JM: It’s kind of a good point, something I hadn’t really thought about yet. But I remember when that project ended, so much of my identity was in US Royalty and what it was. It was all in my head, and I felt like people viewed me in a certain light because I was in that band in DC. It was weird not being a part of that and doing something different at first. And was definitely challenging mentally, and it was just the result of my own insecurities and pressure that I put on myself. But, yeah. When you’re in your late 20s and you’re in a band for 10-plus years and that band breaks up. You ask yourself questions. “Whoa, I’m in my late 20s and I’ve got to figure something out. I want to stay in music; I want to make music. I’ve always wanted to do this so what’s the next step?” Jesse and I were really good friends in a really similar situation, and together we were able to do something really cool to make music together.
Stream “I Believe” by Foreign Air on YouTube:
MM: You’re recently played some socially distance shows in Los Angeles. Is there was anything else on your radar? Are you going to make plans for more performances, particularly now that you have the album out?
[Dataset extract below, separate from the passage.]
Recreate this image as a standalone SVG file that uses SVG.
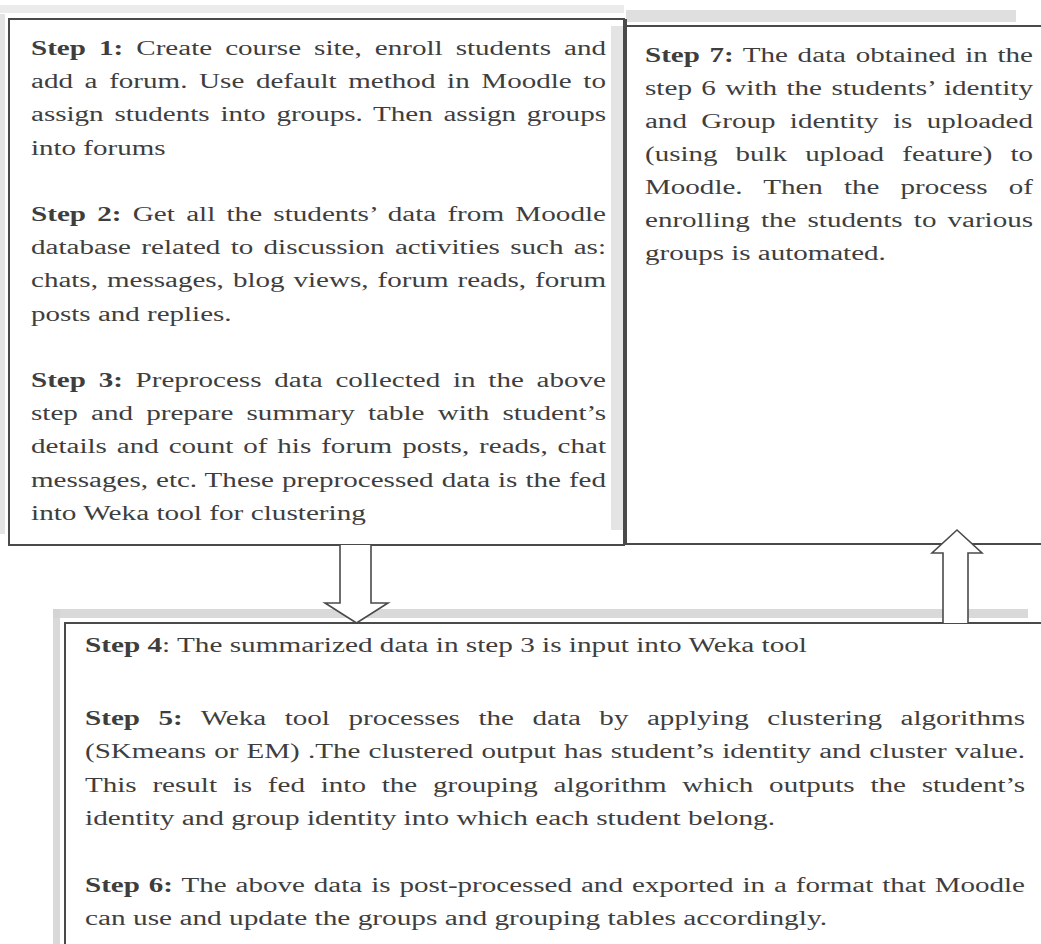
<svg xmlns="http://www.w3.org/2000/svg" width="1041" height="944" viewBox="0 0 1041 944">
<style>
.t{font-family:"Liberation Serif","Times New Roman",serif;font-size:20px;fill:#3e3e3e}
.b{font-weight:bold}
.box{fill:none;stroke:#4a4a4a;stroke-width:2}
.sh{fill:#d2d2d2}
.arr{fill:#fff;stroke:#4a4a4a;stroke-width:1.6;stroke-linejoin:miter}
</style>
<rect width="1041" height="944" fill="#fff"/>
<g id="shadows">
<rect class="sh" x="0" y="5" width="624" height="8" opacity="0.45"/>
<rect class="sh" x="626" y="10" width="390" height="12" opacity="0.7"/>
<rect class="sh" x="0" y="14" width="5" height="520" opacity="0.6"/>
<rect class="sh" x="611" y="26" width="12" height="504" opacity="0.6"/>
<rect class="sh" x="53" y="609" width="975" height="9" opacity="0.85"/>
<rect class="sh" x="53" y="609" width="7" height="335" opacity="0.85"/>
</g>
<g id="box1">
<rect class="box" x="9" y="19" width="615" height="526"/>
<text class="t" x="31" y="55" textLength="575" lengthAdjust="spacingAndGlyphs" style="word-spacing:4px"><tspan class="b">Step 1:</tspan> Create course site, enroll students and</text>
<text class="t" x="31" y="88.2" textLength="575" lengthAdjust="spacingAndGlyphs" style="word-spacing:3px">add a forum. Use default method in Moodle to</text>
<text class="t" x="31" y="121.4" textLength="575" lengthAdjust="spacingAndGlyphs" style="word-spacing:2.4px">assign students into groups. Then assign groups</text>
<text class="t" x="31" y="154.6" textLength="134.5" lengthAdjust="spacingAndGlyphs">into forums</text>
<text class="t" x="31" y="220.9" textLength="575" lengthAdjust="spacingAndGlyphs" style="word-spacing:2.7px"><tspan class="b">Step 2:</tspan> Get all the students’ data from Moodle</text>
<text class="t" x="31" y="254.1" textLength="575" lengthAdjust="spacingAndGlyphs" style="word-spacing:2.1px">database related to discussion activities such as:</text>
<text class="t" x="31" y="287.3" textLength="575" lengthAdjust="spacingAndGlyphs" style="word-spacing:1.2px">chats, messages, blog views, forum reads, forum</text>
<text class="t" x="31" y="320.5" textLength="200.6" lengthAdjust="spacingAndGlyphs">posts and replies.</text>
<text class="t" x="31" y="386.9" textLength="575" lengthAdjust="spacingAndGlyphs" style="word-spacing:3.8px"><tspan class="b">Step 3:</tspan> Preprocess data collected in the above</text>
<text class="t" x="31" y="420.1" textLength="575" lengthAdjust="spacingAndGlyphs" style="word-spacing:4px">step and prepare summary table with student’s</text>
<text class="t" x="31" y="453.3" textLength="575" lengthAdjust="spacingAndGlyphs" style="word-spacing:1.85px">details and count of his forum posts, reads, chat</text>
<text class="t" x="31" y="486.5" textLength="575" lengthAdjust="spacingAndGlyphs" style="word-spacing:0.5px">messages, etc. These preprocessed data is the fed</text>
<text class="t" x="31" y="519.7" textLength="335" lengthAdjust="spacingAndGlyphs">into Weka tool for clustering</text>
</g>
<g id="box7">
<path class="box" d="M626 26 H1041 M626 19 V544 H1041"/>
<text class="t" x="645" y="61.5" textLength="388" lengthAdjust="spacingAndGlyphs" style="word-spacing:1.65px"><tspan class="b">Step 7:</tspan> The data obtained in the</text>
<text class="t" x="645" y="94.5" textLength="388" lengthAdjust="spacingAndGlyphs" style="word-spacing:1.4px">step 6 with the students’ identity</text>
<text class="t" x="645" y="127.5" textLength="388" lengthAdjust="spacingAndGlyphs" style="word-spacing:4.95px">and Group identity is uploaded</text>
<text class="t" x="645" y="160.5" textLength="388" lengthAdjust="spacingAndGlyphs" style="word-spacing:7.5px">(using bulk upload feature) to</text>
<text class="t" x="645" y="193.5" textLength="388" lengthAdjust="spacingAndGlyphs" style="word-spacing:9.55px">Moodle. Then the process of</text>
<text class="t" x="645" y="226.8" textLength="388" lengthAdjust="spacingAndGlyphs" style="word-spacing:2.7px">enrolling the students to various</text>
<text class="t" x="645" y="260" textLength="240.8" lengthAdjust="spacingAndGlyphs">groups is automated.</text>
</g>
<g id="box4">
<path class="box" d="M65 944 V623 H1041"/>
<text class="t" x="85" y="652" textLength="722" lengthAdjust="spacingAndGlyphs"><tspan class="b">Step 4</tspan>: The summarized data in step 3 is input into Weka tool</text>
<text class="t" x="85" y="725" textLength="940" lengthAdjust="spacingAndGlyphs" style="word-spacing:7.7px"><tspan class="b">Step 5:</tspan> Weka tool processes the data by applying clustering algorithms</text>
<text class="t" x="85" y="758.3" textLength="940" lengthAdjust="spacingAndGlyphs" style="word-spacing:0.6px">(SKmeans or EM) .The clustered output has student’s identity and cluster value.</text>
<text class="t" x="85" y="791.6" textLength="940" lengthAdjust="spacingAndGlyphs" style="word-spacing:5.85px">This result is fed into the grouping algorithm which outputs the student’s</text>
<text class="t" x="85" y="825" textLength="690" lengthAdjust="spacingAndGlyphs">identity and group identity into which each student belong.</text>
<text class="t" x="85" y="892" textLength="940" lengthAdjust="spacingAndGlyphs" style="word-spacing:1.2px"><tspan class="b">Step 6:</tspan> The above data is post-processed and exported in a format that Moodle</text>
<text class="t" x="85" y="925" textLength="742" lengthAdjust="spacingAndGlyphs">can use and update the groups and grouping tables accordingly.</text>
</g>
<g id="connectors">
<path id="arrow-3-4" class="arr" d="M340 545 V603 H325 L356.5 623 L388 603 H371 V545"/>
<path id="arrow-6-7" class="arr" d="M943 623 V553 H932 L957 530 L982 553 H968 V623"/>
</g>
</svg>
JC: For sure. We’re filming another show. We’re doing duo performances. They’re fun because we’re stripping the song down a little bit. It’s almost like not *rewriting* the song, but really producing the song in a really quick period of time in Ableton and then performing those versions. We’re filming another one that will livestream on Twitch, and it will eventually be on YouTube. I also made a purchase of one of the Elgato cam links that everyone uses for livestreams. So, we’re definitely looking into figuring out how to do more and have more of a presence in the Twitch world, maybe livestreaming for hours at a time while jamming and writing songs, just so people can be a fly on the wall and see us do what we do.
We will also figure out how to do more performances and connect with people since we can’t do normal live shows. There will definitely be more in the future to look out for.
JM: It’s definitely a weird thing to do at first. And our very first streaming performance was bi-coastal. I was in DC, and Jesse was in Los Angeles, and we recorded it for Jam in the Van. We had two separate vans, and we tried to perform the song cohesively. That was quite the challenge! It’s a lot easier to do those things when you’re in the same city.